State board sides with nurses union
The Massachusetts Nurses Association today hailed a ruling by the state's Employment Relations Board as a "complete victory" for its member nurses at Cambridge Hospital who are seeking to negotiate a labor contract with the hospital's operator, the Cambridge Health Alliance.
In a statement, the Cambridge Health Alliance expressed disappointment and said it is reviewing its legal options in regards to its next step.
The two sides have been locked in a dispute for several months. In June, the Massachusetts Nurses Association, a nurses union that represents nearly 400 nurses at Cambridge Hospital, rejected a contract offer from the Cambridge Health Alliance because it contained a provision to cut retiree health benefits for most nurses by about 40 percent, a recent Globe story noted.
The union lodged an unfair labor practice charge against the hospital group after it declared an impasse in contract bargaining. In a series of decisions, the Employment Relations Board ruled that the Cambridge Health Alliance violated state law by breaking off contract talks.
A press release from the nurses union included a statement from Betty Kaloustian, a nurse at the hospital and chair of the nurses' local bargaining unit.

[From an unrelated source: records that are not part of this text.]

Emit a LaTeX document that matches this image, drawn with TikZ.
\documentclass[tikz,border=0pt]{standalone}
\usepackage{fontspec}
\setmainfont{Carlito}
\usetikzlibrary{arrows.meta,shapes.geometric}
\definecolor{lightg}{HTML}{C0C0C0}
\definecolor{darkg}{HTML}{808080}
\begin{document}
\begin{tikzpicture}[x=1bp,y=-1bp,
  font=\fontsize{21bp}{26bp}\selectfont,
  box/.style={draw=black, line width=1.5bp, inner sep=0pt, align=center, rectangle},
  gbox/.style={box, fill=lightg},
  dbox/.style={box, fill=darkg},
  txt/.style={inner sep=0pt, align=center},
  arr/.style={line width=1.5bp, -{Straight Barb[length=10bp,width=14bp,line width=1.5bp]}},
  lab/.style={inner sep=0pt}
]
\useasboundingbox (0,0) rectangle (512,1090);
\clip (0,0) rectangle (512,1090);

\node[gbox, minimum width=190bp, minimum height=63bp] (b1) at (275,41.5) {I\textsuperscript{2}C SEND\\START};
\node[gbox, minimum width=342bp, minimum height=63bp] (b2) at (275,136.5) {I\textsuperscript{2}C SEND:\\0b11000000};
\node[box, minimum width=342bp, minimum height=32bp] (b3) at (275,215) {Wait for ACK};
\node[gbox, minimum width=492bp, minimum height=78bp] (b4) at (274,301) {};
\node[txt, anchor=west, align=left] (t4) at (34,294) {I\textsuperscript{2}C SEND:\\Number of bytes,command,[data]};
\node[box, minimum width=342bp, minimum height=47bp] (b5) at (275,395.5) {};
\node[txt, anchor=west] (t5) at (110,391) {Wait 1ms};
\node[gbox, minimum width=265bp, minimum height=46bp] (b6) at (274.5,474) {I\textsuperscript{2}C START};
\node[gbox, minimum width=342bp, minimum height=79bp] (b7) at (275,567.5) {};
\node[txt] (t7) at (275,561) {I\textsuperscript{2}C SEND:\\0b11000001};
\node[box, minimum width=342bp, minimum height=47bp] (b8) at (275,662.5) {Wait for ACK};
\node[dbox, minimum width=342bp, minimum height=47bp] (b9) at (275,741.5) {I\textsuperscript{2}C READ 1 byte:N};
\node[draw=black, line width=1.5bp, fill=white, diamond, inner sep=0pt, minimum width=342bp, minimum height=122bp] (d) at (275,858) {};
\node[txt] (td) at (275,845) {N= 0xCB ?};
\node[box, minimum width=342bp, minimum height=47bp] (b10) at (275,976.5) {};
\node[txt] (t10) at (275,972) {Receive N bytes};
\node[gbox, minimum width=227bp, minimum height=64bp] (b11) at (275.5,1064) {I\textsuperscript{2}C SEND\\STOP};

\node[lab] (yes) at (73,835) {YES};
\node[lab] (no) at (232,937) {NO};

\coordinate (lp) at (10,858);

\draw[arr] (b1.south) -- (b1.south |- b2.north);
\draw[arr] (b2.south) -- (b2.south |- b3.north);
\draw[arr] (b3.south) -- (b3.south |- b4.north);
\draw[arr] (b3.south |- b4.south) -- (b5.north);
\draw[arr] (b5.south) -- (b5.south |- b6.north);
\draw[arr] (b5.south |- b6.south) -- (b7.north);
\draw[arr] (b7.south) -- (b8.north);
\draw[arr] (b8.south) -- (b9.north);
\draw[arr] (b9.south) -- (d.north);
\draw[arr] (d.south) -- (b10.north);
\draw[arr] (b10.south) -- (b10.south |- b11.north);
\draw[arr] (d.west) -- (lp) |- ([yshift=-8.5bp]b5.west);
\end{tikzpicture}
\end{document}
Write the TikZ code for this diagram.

“We are thrilled and vindicated by the board’s ruling,” Kaloustian said. “The board got it right. Our employer had an obligation to negotiate with us, and they chose not to."
In its statement today, the Cambridge Health Alliance, or CHA, noted that is operating "under serious economic threat" and is forced to make cost cuts such as the ones it is seeking to include in a new contract with the nurses at Cambridge Hospital. CHA added that fiscal 2009 ended with the largest deficit in its history.
CHA, whose safety net hospitals, serve a large population of Medicaid patients and low-income immigrants, is seeking a buyer or an affiliation with another Boston area health care provider, a recent Globe story noted.
In a statement today, CHA chief executive Dennis D. Keefe said, "While we remain ready and eager to return to the bargaining table and develop a mutually agreeable labor contract, we need to be clear that MNA's (the Massachusetts Nurses Association's) rejection of CHA's reasoned proposal threatens CHA's future."